He takes a card from his black leather wallet and puts it on the table.

Gene's plastic doesn't bear the name of his bank. It's a Kiss credit card, embossed with the famous logo that represents America's fire-breathing, face-paint-wearing rockers.

The credit card is just one fragment of the Kiss Empire, a riff-driven industry powered by Simmons' ever-savvy brain.

There are Kiss dolls, Kiss pinball machines, Kiss masks, Kiss condoms and even Kiss caskets. And, the band have just announced, live recordings on USB sticks of the band's concerts throughout their UK tour.

Simmons is not ashamed of Kiss's shameless marketing bandwagon.

"We were lambasted when we first started doing branding 35 years ago. Bands didn't do that – they just sold T-shirts. But branding wouldn't work as well with other bands – Radiohead action figures don't work."

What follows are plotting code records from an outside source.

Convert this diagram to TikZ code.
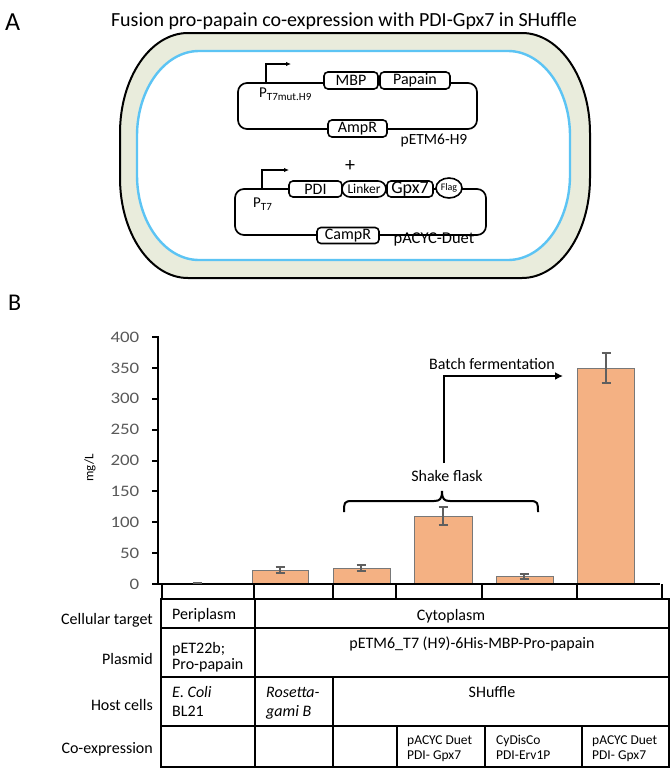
\documentclass[tikz,border=0pt]{standalone}
\usepackage{fontspec}
\setmainfont{Carlito}
\usetikzlibrary{arrows.meta,shapes.geometric}
\definecolor{cellfill}{RGB}{233,236,220}
\definecolor{membrane}{RGB}{92,196,244}
\definecolor{barfill}{RGB}{244,177,131}
\definecolor{barline}{RGB}{120,120,120}
\definecolor{errc}{RGB}{95,95,95}
\definecolor{axtext}{RGB}{89,89,89}
\newcommand\fsz[1]{\fontsize{#1}{#1}\selectfont}
\begin{document}
\begin{tikzpicture}[x=1pt,y=-1pt,
  gene/.style={draw, line width=1.6pt, fill=white, rounded corners=4pt, inner sep=0pt, font=\fsz{16}},
  loopline/.style={draw, line width=1.7pt, rounded corners=9pt},
  prom/.style={line width=1.6pt, -{Latex[length=5pt,width=4.5pt]}},
  lbl/.style={inner sep=0pt, font=\fsz{16}},
  ticklbl/.style={inner sep=0pt, anchor=east, text=axtext, font=\fsz{16}},
  bar/.style={fill=barfill, draw=barline, line width=0.8pt},
  errbar/.style={draw=errc, line width=1.8pt},
  tbl/.style={line width=1.3pt},
  cellt/.style={inner sep=0pt, font=\fsz{16}},
  small/.style={inner sep=0pt, font=\fsz{13.5}}
]
\useasboundingbox (0,0) rectangle (671,771);
\fill[white] (0,0) rectangle (671,771);

% ---------------- Panel A ----------------
\node[inner sep=0pt, font=\fsz{26}, anchor=base west] (lblA) at (5,30) {A};
\node[inner sep=0pt, font=\fsz{20}, anchor=base] (title) at (344,26.5) {Fusion pro-papain co-expression with PDI-Gpx7 in SHuffle};

% cell envelope
\draw[fill=cellfill, line width=2pt]
  (188,33) -- (522,33) arc[start angle=90, end angle=0, x radius=68pt, y radius=100pt]
  -- (590,178) arc[start angle=0, end angle=-90, x radius=68pt, y radius=100pt]
  -- (188,278) arc[start angle=270, end angle=180, x radius=68pt, y radius=100pt]
  -- (120,133) arc[start angle=180, end angle=90, x radius=68pt, y radius=100pt] -- cycle;
\draw[fill=white, draw=membrane, line width=2.4pt]
  (199,51) -- (508,51) arc[start angle=90, end angle=0, x radius=62pt, y radius=85pt]
  -- (570,175) arc[start angle=0, end angle=-90, x radius=62pt, y radius=85pt]
  -- (199,260) arc[start angle=270, end angle=180, x radius=62pt, y radius=85pt]
  -- (137,136) arc[start angle=180, end angle=90, x radius=62pt, y radius=85pt] -- cycle;

% plasmid 1
\draw[loopline] (238,83) rectangle (477,129);
\draw[prom] (266,83) -- (266,64) -- (291,64);
\node[gene, minimum width=54pt, minimum height=17pt] (mbp) at (351,80.5) {MBP};
\node[gene, minimum width=70pt, minimum height=17pt] (papain) at (415,80.5) {Papain};
\node[gene, minimum width=59pt, minimum height=17pt] (ampr) at (357.5,128.5) {AmpR};
\node[inner sep=0pt, anchor=base west, font=\fsz{15}] (pt7mut) at (259,97) {P\raisebox{-3.5pt}{\fsz{11}T7mut.H9}};
\node[lbl, font=\fsz{15.5}] (petm6) at (434,141) {pETM6-H9};

\node[inner sep=0pt, font=\fsz{20}] (plus) at (350,166) {+};

% plasmid 2
\draw[loopline] (235,189) rectangle (486,235);
\draw[prom] (262,189) -- (262,170) -- (289,170);
\node[gene, minimum width=53pt, minimum height=16pt] (pdi) at (315.5,189) {PDI};
\node[gene, rounded corners=8pt, minimum width=44pt, minimum height=16pt, font=\fsz{13.5}] (linker) at (364,189) {Linker};
\node[gene, minimum width=46pt, minimum height=16pt, font=\fsz{18}] (gpx7) at (410,189) {Gpx7};
\node[draw, ellipse, line width=1.6pt, fill=white, inner sep=0pt, minimum width=26pt, minimum height=20pt, font=\fsz{10}] (flag) at (449,188) {Flag};
\node[gene, minimum width=62pt, minimum height=16pt] (campr) at (348,235.5) {CampR};
\node[inner sep=0pt, anchor=base west, font=\fsz{15}] (pt7) at (253,207) {P\raisebox{-3.5pt}{\fsz{11}T7}};
\node[lbl, font=\fsz{16.5}] (pacyc) at (434,239) {pACYC-Duet};

% ---------------- Panel B ----------------
\node[inner sep=0pt, font=\fsz{24}, anchor=base west] (lblB) at (8,310) {B};

% axes
\draw[line width=2pt] (157.5,336) -- (157.5,584);
\foreach \k/\t in {1/50,2/100,3/150,4/200,5/250,6/300,7/350,8/400}{
  \draw[line width=2pt] (152,584-30.875*\k) -- (157.5,584-30.875*\k);
}
\foreach \k/\t in {0/0,1/50,2/100,3/150,4/200,5/250,6/300,7/350,8/400}{
  \node[ticklbl] (tick\k) at (139.5,584-30.875*\k) {\scalebox{1.18}[1]{\t}};
}
\node[rotate=90, inner sep=0pt, font=\fsz{13}] (ylab) at (90,468) {mg/L};

% bars
\draw[bar] (252,570) rectangle (308,584);
\draw[bar] (333,568) rectangle (390,584);
\draw[bar] (414,516) rectangle (472,584);
\draw[bar] (496,576) rectangle (553,584);
\draw[bar] (577,368) rectangle (634,584);
\draw[line width=2pt] (152,584) -- (660,584);

% error bars
\draw[errbar] (193,583) -- (202,583);
\foreach \x/\a/\b in {280/567/573, 361/565/571, 443/507/525, 524/574/579, 606/353/383}{
  \draw[errbar] (\x,\a) -- (\x,\b);
  \draw[errbar] (\x-4.5,\a) -- (\x+4.5,\a);
  \draw[errbar] (\x-4.5,\b) -- (\x+4.5,\b);
}

% shake flask bracket & batch arrow
\draw[line width=2pt] (344,512) .. controls (344,503) and (344,501) .. (352,501) -- (434,501)
   .. controls (440,501) and (442,499) .. (442,491)
   .. controls (442,499) and (444,501) .. (450,501) -- (530,501)
   .. controls (538,501) and (538,503) .. (538,512);
\node[lbl] (shake) at (447,476) {Shake flask};
\coordinate (bstart) at (444,463);
\draw[line width=2pt, -{Latex[length=8pt,width=8pt]}] (bstart) -- (444,376) -- (563,376);
\node[lbl] (batch) at (492,364) {Batch fermentation};

% category row under axis
\foreach \x in {162,254,333,396,482,577,662}{
  \draw[line width=1.8pt] (\x,584) -- (\x,598);
}

% table
\draw[tbl] (161,599) rectangle (669,767);
\draw[tbl] (161,628) -- (669,628);
\draw[tbl] (161,677) -- (669,677);
\draw[tbl] (161,726) -- (669,726);
\draw[tbl] (255,599) -- (255,767);
\draw[tbl] (333,677) -- (333,767);
\draw[tbl] (397,726) -- (397,767);
\draw[tbl] (485,726) -- (485,767);
\draw[tbl] (582,726) -- (582,767);

\node[cellt, anchor=base east] (rcell) at (153,624) {Cellular target};
\node[cellt, anchor=base east] (rplas) at (153,664) {Plasmid};
\node[cellt, anchor=base east] (rhost) at (153,710) {Host cells};
\node[cellt, anchor=base east] (rcoex) at (153,753) {Co-expression};

\node[cellt, anchor=base west] (peri) at (172,619) {Periplasm};
\node[cellt, anchor=base] (cyto) at (451,620) {Cytoplasm};
\node[cellt, anchor=base west] (pet1) at (172,653) {pET22b;};
\node[cellt, anchor=base west] (pet2) at (172,669) {Pro-papain};
\node[cellt, anchor=base] (petm) at (472,648) {pETM6\_T7 (H9)-6His-MBP-Pro-papain};
\node[cellt, anchor=base west] (eco1) at (172,697) {\itshape E. Coli};
\node[cellt, anchor=base west] (eco2) at (172,716) {BL21};
\node[cellt, anchor=base west] (ros1) at (266,697) {\itshape Rosetta-};
\node[cellt, anchor=base west] (ros2) at (266,716) {\itshape gami B};
\node[cellt, anchor=base] (shuf) at (492,697) {SHuffle};

\node[small, anchor=base west] (c1a) at (407,744) {pACYC Duet};
\node[small, anchor=base west] (c1b) at (407,759) {PDI- Gpx7};
\node[small, anchor=base west] (c2a) at (496,744) {CyDisCo};
\node[small, anchor=base west] (c2b) at (496,759) {PDI-Erv1P};
\node[small, anchor=base west] (c3a) at (592,744) {pACYC Duet};
\node[small, anchor=base west] (c3b) at (592,759) {PDI- Gpx7};
\end{tikzpicture}
\end{document}
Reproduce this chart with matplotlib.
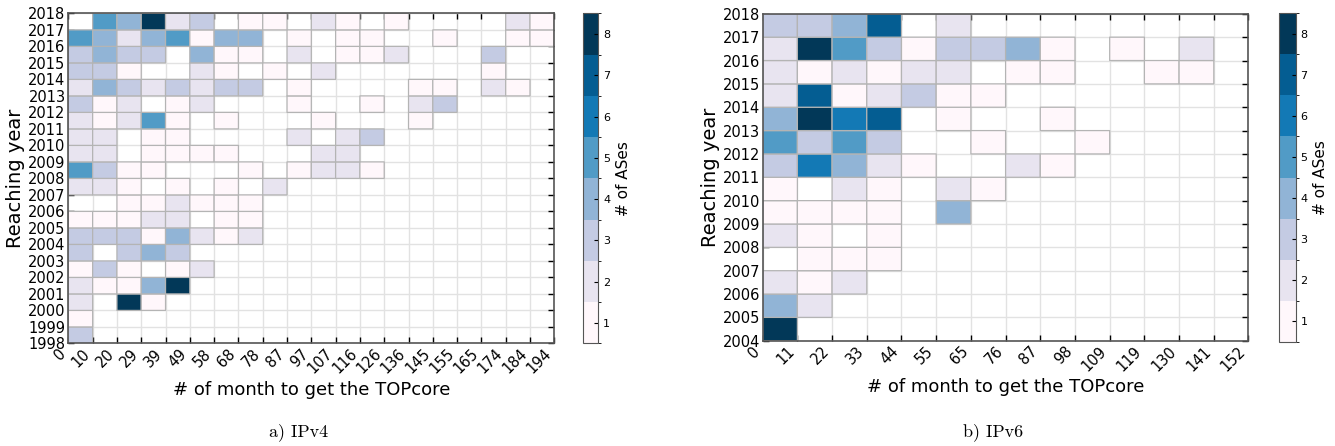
import matplotlib.pyplot as plt
from matplotlib.colors import BoundaryNorm
import numpy as np

# IPv4: rows from 2017 (top) down to 1998, 20 month bins
v4_xlabels = ['0', '10', '20', '29', '39', '49', '58', '68', '78', '87', '97',
              '107', '116', '126', '136', '145', '155', '165', '174', '184', '194']
v4_years = list(range(1998, 2019))
v4_counts = [
    [0, 5, 4, 8, 2, 3, 0, 1, 1, 0, 2, 1, 0, 1, 0, 0, 0, 0, 2, 1],  # 2017
    [5, 4, 2, 4, 5, 1, 4, 4, 0, 1, 0, 1, 1, 0, 0, 1, 0, 0, 1, 1],  # 2016
    [3, 4, 3, 3, 0, 4, 1, 1, 0, 2, 0, 1, 1, 2, 0, 0, 0, 3, 0, 0],  # 2015
    [3, 3, 1, 0, 0, 2, 1, 0, 1, 0, 2, 0, 0, 0, 0, 0, 0, 1, 0, 0],  # 2014
    [2, 4, 3, 2, 3, 2, 3, 3, 0, 1, 0, 0, 0, 0, 1, 1, 0, 2, 1, 0],  # 2013
    [3, 1, 2, 0, 1, 2, 0, 0, 0, 1, 0, 0, 1, 0, 2, 3, 0, 0, 0, 0],  # 2012
    [2, 1, 2, 5, 1, 0, 1, 0, 0, 0, 1, 0, 0, 0, 1, 0, 0, 0, 0, 0],  # 2011
    [2, 2, 0, 1, 1, 0, 0, 0, 0, 2, 0, 2, 3, 0, 0, 0, 0, 0, 0, 0],  # 2010
    [2, 2, 0, 1, 1, 1, 1, 0, 0, 0, 2, 2, 0, 0, 0, 0, 0, 0, 0, 0],  # 2009
    [5, 3, 1, 1, 0, 0, 0, 1, 0, 1, 2, 2, 1, 0, 0, 0, 0, 0, 0, 0],  # 2008
    [2, 2, 1, 0, 1, 0, 1, 0, 2, 0, 0, 0, 0, 0, 0, 0, 0, 0, 0, 0],  # 2007
    [0, 0, 1, 1, 2, 1, 1, 1, 0, 0, 0, 0, 0, 0, 0, 0, 0, 0, 0, 0],  # 2006
    [1, 1, 1, 2, 2, 0, 1, 1, 0, 0, 0, 0, 0, 0, 0, 0, 0, 0, 0, 0],  # 2005
    [3, 3, 3, 1, 4, 2, 1, 2, 0, 0, 0, 0, 0, 0, 0, 0, 0, 0, 0, 0],  # 2004
    [3, 0, 3, 4, 3, 0, 0, 0, 0, 0, 0, 0, 0, 0, 0, 0, 0, 0, 0, 0],  # 2003
    [1, 3, 1, 0, 1, 2, 0, 0, 0, 0, 0, 0, 0, 0, 0, 0, 0, 0, 0, 0],  # 2002
    [2, 1, 1, 4, 8, 0, 0, 0, 0, 0, 0, 0, 0, 0, 0, 0, 0, 0, 0, 0],  # 2001
    [2, 0, 8, 1, 0, 0, 0, 0, 0, 0, 0, 0, 0, 0, 0, 0, 0, 0, 0, 0],  # 2000
    [1, 0, 0, 0, 0, 0, 0, 0, 0, 0, 0, 0, 0, 0, 0, 0, 0, 0, 0, 0],  # 1999
    [3, 0, 0, 0, 0, 0, 0, 0, 0, 0, 0, 0, 0, 0, 0, 0, 0, 0, 0, 0],  # 1998
]

# IPv6: rows from 2017 (top) down to 2004, 14 month bins
v6_xlabels = ['0', '11', '22', '33', '44', '55', '65', '76', '87', '98',
              '109', '119', '130', '141', '152']
v6_years = list(range(2004, 2019))
v6_counts = [
    [3, 3, 4, 7, 0, 2, 0, 0, 0, 0, 0, 0, 0, 0],  # 2017
    [2, 8, 5, 3, 1, 3, 3, 4, 1, 0, 1, 0, 2, 0],  # 2016
    [2, 1, 2, 1, 2, 2, 0, 1, 1, 0, 0, 1, 1, 0],  # 2015
    [2, 7, 1, 2, 3, 1, 1, 0, 0, 0, 0, 0, 0, 0],  # 2014
    [4, 8, 6, 7, 0, 1, 0, 0, 1, 0, 0, 0, 0, 0],  # 2013
    [5, 3, 5, 3, 0, 0, 1, 0, 0, 1, 0, 0, 0, 0],  # 2012
    [3, 6, 4, 2, 1, 0, 0, 2, 1, 0, 0, 0, 0, 0],  # 2011
    [1, 0, 2, 1, 0, 2, 1, 0, 0, 0, 0, 0, 0, 0],  # 2010
    [1, 1, 1, 1, 0, 4, 0, 0, 0, 0, 0, 0, 0, 0],  # 2009
    [2, 1, 0, 1, 0, 0, 0, 0, 0, 0, 0, 0, 0, 0],  # 2008
    [0, 1, 1, 1, 0, 0, 0, 0, 0, 0, 0, 0, 0, 0],  # 2007
    [2, 1, 2, 0, 0, 0, 0, 0, 0, 0, 0, 0, 0, 0],  # 2006
    [4, 2, 0, 0, 0, 0, 0, 0, 0, 0, 0, 0, 0, 0],  # 2005
    [8, 0, 0, 0, 0, 0, 0, 0, 0, 0, 0, 0, 0, 0],  # 2004
]

cbar_ticks = [1, 2, 3, 4, 5, 6, 7, 8]

cmap = plt.get_cmap('PuBu', 8)
norm = BoundaryNorm(np.arange(0.5, 9.5, 1), cmap.N)

fig = plt.figure(figsize=(13.35, 4.46), dpi=100)


def draw_heat(ax_pos, cax_pos, counts, xlabels, years, caption, cap_x):
    ax = fig.add_axes(ax_pos)
    data = np.array(counts)[::-1]
    data = np.ma.masked_equal(data, 0)
    nrow, ncol = data.shape
    # pcolor leaves the masked (zero) cells out entirely
    mesh = ax.pcolor(np.arange(ncol + 1), np.arange(nrow + 1), data,
                     cmap=cmap, norm=norm, edgecolors='#b4b4b4', linewidth=0.9)
    ax.set_xlim(0, ncol)
    ax.set_ylim(0, nrow)
    ax.set_xticks(np.arange(ncol + 1))
    ax.set_xticklabels(xlabels, rotation=45, ha='right', fontsize=10.5)
    ax.set_yticks(np.arange(nrow + 1))
    ax.set_yticklabels([str(y) for y in years], fontsize=10.5)
    ax.tick_params(direction='in', top=True, right=True, length=4, width=1, pad=2)
    ax.grid(True, color='#e2e2e2', linewidth=1)
    ax.set_axisbelow(True)
    for s in ax.spines.values():
        s.set_color('#555555')
        s.set_linewidth(1.2)
    ax.set_xlabel('# of month to get the TOPcore', fontsize=13, labelpad=3)
    ax.set_ylabel('Reaching year', fontsize=14, labelpad=2)

    cax = fig.add_axes(cax_pos)
    cb = fig.colorbar(mesh, cax=cax, ticks=cbar_ticks)
    cb.ax.tick_params(labelsize=8, direction='in', length=3)
    cb.set_label('# of ASes', fontsize=11)
    cb.outline.set_edgecolor('#555555')

    fig.text(cap_x, 0.022, caption, ha='center', fontsize=13, family='cmr10')


draw_heat([0.0512, 0.230, 0.364, 0.740], [0.4367, 0.230, 0.0115, 0.740],
          v4_counts, v4_xlabels, v4_years, 'a) IPv4', 0.224)
draw_heat([0.5713, 0.236, 0.3639, 0.733], [0.958, 0.234, 0.0125, 0.736],
          v6_counts, v6_xlabels, v6_years, 'b) IPv6', 0.744)

plt.savefig('out.png', dpi=100)
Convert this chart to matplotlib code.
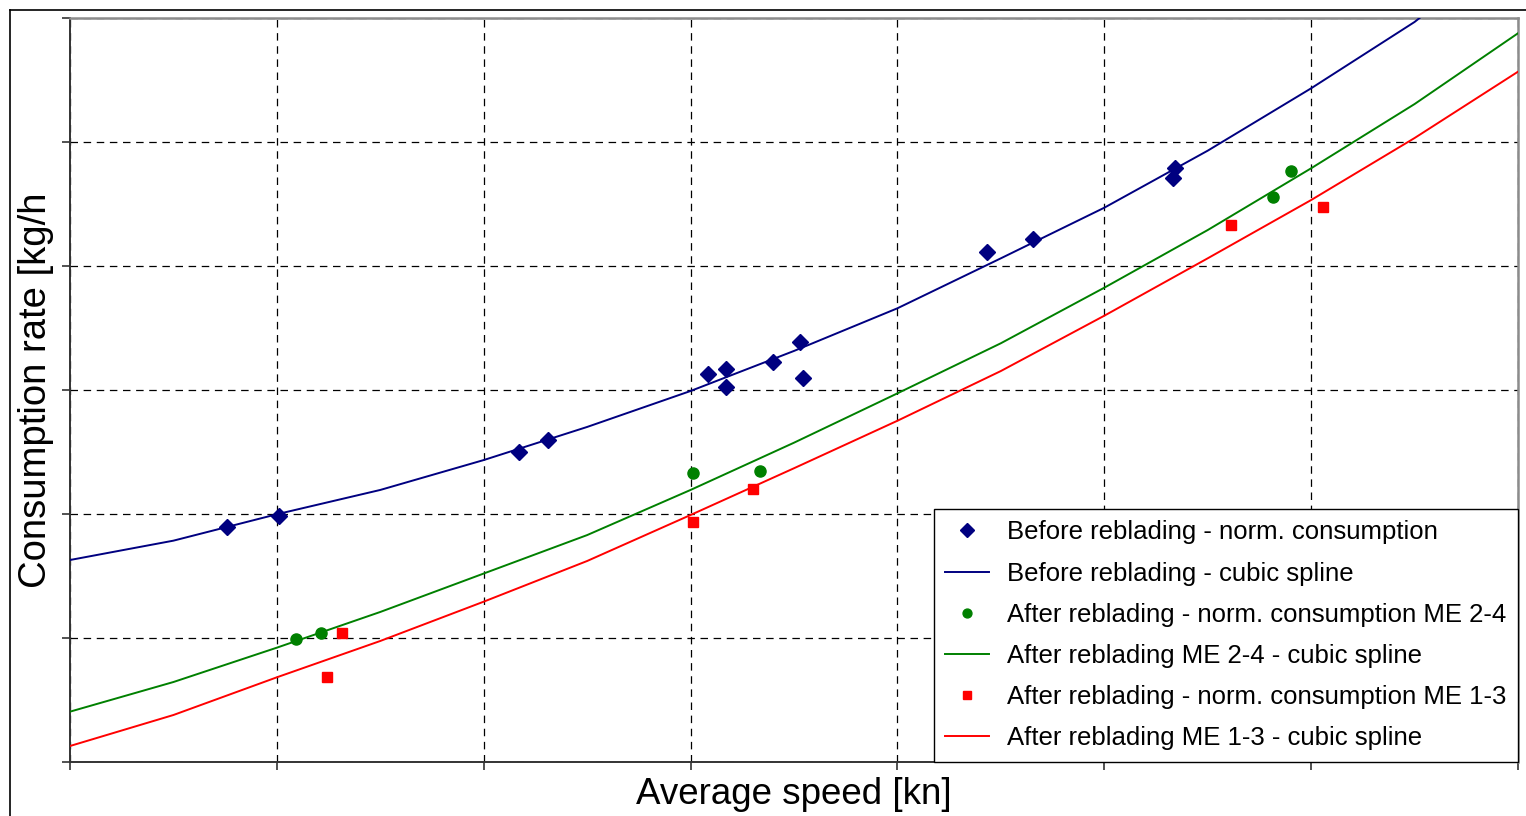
import numpy as np
import matplotlib.pyplot as plt
from matplotlib.lines import Line2D

plt.rcParams['font.family'] = ['Liberation Sans', 'DejaVu Sans']

# measured points (axis has no tick labels, units are grid cells)
before_x = [0.758, 1.012, 2.172, 2.312, 3.083, 3.170, 3.170, 3.397, 3.529, 3.544, 4.433, 4.655, 5.331, 5.342]
before_y = [1.893, 1.986, 2.498, 2.594, 3.129, 3.172, 3.027, 3.223, 3.385, 3.099, 4.113, 4.215, 4.710, 4.788]

after24_x = [1.093, 1.212, 3.012, 3.336, 5.816, 5.903]
after24_y = [0.990, 1.038, 2.333, 2.344, 4.559, 4.764]

after13_x = [1.242, 1.316, 3.012, 3.303, 5.611, 6.057]
after13_y = [0.688, 1.043, 1.933, 2.204, 4.331, 4.478]

# spline curves, sampled every half grid cell
spline_x = [0.0, 0.5, 1.0, 1.5, 2.0, 2.5, 3.0, 3.5, 4.0, 4.5, 5.0, 5.5, 6.0, 6.5, 7.0]
spline_before = [1.629, 1.785, 1.998, 2.194, 2.435, 2.702, 2.992, 3.315, 3.659, 4.062, 4.470, 4.930, 5.433, 5.968, 6.629]
spline_after24 = [0.406, 0.645, 0.922, 1.210, 1.520, 1.830, 2.194, 2.575, 2.973, 3.377, 3.825, 4.290, 4.788, 5.306, 5.877]
spline_after13 = [0.129, 0.379, 0.683, 0.976, 1.293, 1.621, 1.992, 2.369, 2.752, 3.153, 3.599, 4.062, 4.532, 5.032, 5.567]

W, H = 1526, 816
fig = plt.figure(figsize=(W / 100, H / 100), dpi=100)
ax = fig.add_axes([70 / W, (H - 762) / H, (1518 - 70) / W, (762 - 18) / H])

navy, green, red = '#000080', '#008000', '#ff0000'

ax.plot(before_x, before_y, 'D', color=navy, ms=8.5, ls='none', zorder=4,
        label='Before reblading - norm. consumption')
ax.plot(spline_x, spline_before, '-', color=navy, lw=1.4, zorder=3,
        label='Before reblading - cubic spline')
ax.plot(after24_x, after24_y, 'o', color=green, ms=8, ls='none', zorder=4,
        label='After reblading - norm. consumption ME 2-4')
ax.plot(spline_x, spline_after24, '-', color=green, lw=1.4, zorder=3,
        label='After reblading ME 2-4 - cubic spline')
ax.plot(after13_x, after13_y, 's', color=red, ms=7, ls='none', zorder=4,
        label='After reblading - norm. consumption ME 1-3')
ax.plot(spline_x, spline_after13, '-', color=red, lw=1.4, zorder=3,
        label='After reblading ME 1-3 - cubic spline')

ax.set_xlim(0, 7)
ax.set_ylim(0, 6)
ax.set_xticks(np.arange(0, 8))
ax.set_yticks(np.arange(0, 7))
ax.set_xticklabels([])
ax.set_yticklabels([])
ax.tick_params(direction='out', length=6, width=1.2, color='#333333')
ax.grid(True, color='black', lw=0.9, linestyle=(0, (6, 4.5)))
ax.set_axisbelow(True)

for s in ['left', 'bottom']:
    ax.spines[s].set_color('#333333')
    ax.spines[s].set_linewidth(1.4)
for s in ['top', 'right']:
    ax.spines[s].set_color('#8c8c8c')
    ax.spines[s].set_linewidth(1.8)

ax.set_xlabel('Average speed [kn]', fontsize=26.5, labelpad=1)
ax.set_ylabel('Consumption rate [kg/h', fontsize=27.5, labelpad=2)

leg = ax.legend(loc='lower right', bbox_to_anchor=(1.0, 0.0), borderaxespad=0,
                fontsize=18.5, frameon=True, fancybox=False, framealpha=1,
                edgecolor='black', handlelength=1.7, handletextpad=0.7,
                labelspacing=0.67, borderpad=0.45, markerscale=0.8)
leg.get_frame().set_linewidth(1.0)
leg.set_zorder(5)

# outer chart frame
fig.add_artist(Line2D([10 / W, 10 / W], [0, (H - 10) / H], color='black', lw=1.2))
fig.add_artist(Line2D([10 / W, 1], [(H - 10) / H, (H - 10) / H], color='black', lw=1.2))

fig.savefig('out.png', dpi=100)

Simmons' insatiable drive towards monetary success is not unjustified. Born Chaim Witz, in Israel, Gene Simmons moved to New York when he was eight. He grew up in a poor family for whom televisions and refrigerators were the kind of luxuries they could never afford. But it was those emblems of a prosperous post-war America, which would become the mechanisms of Kiss's success.

Simmons still remembers the hardship of his childhood: "You remember the empty feeling in your gut.

"If you live in the Western world instead of somewhere like Iran, you're free – you have every opportunity to do everything you can imagine.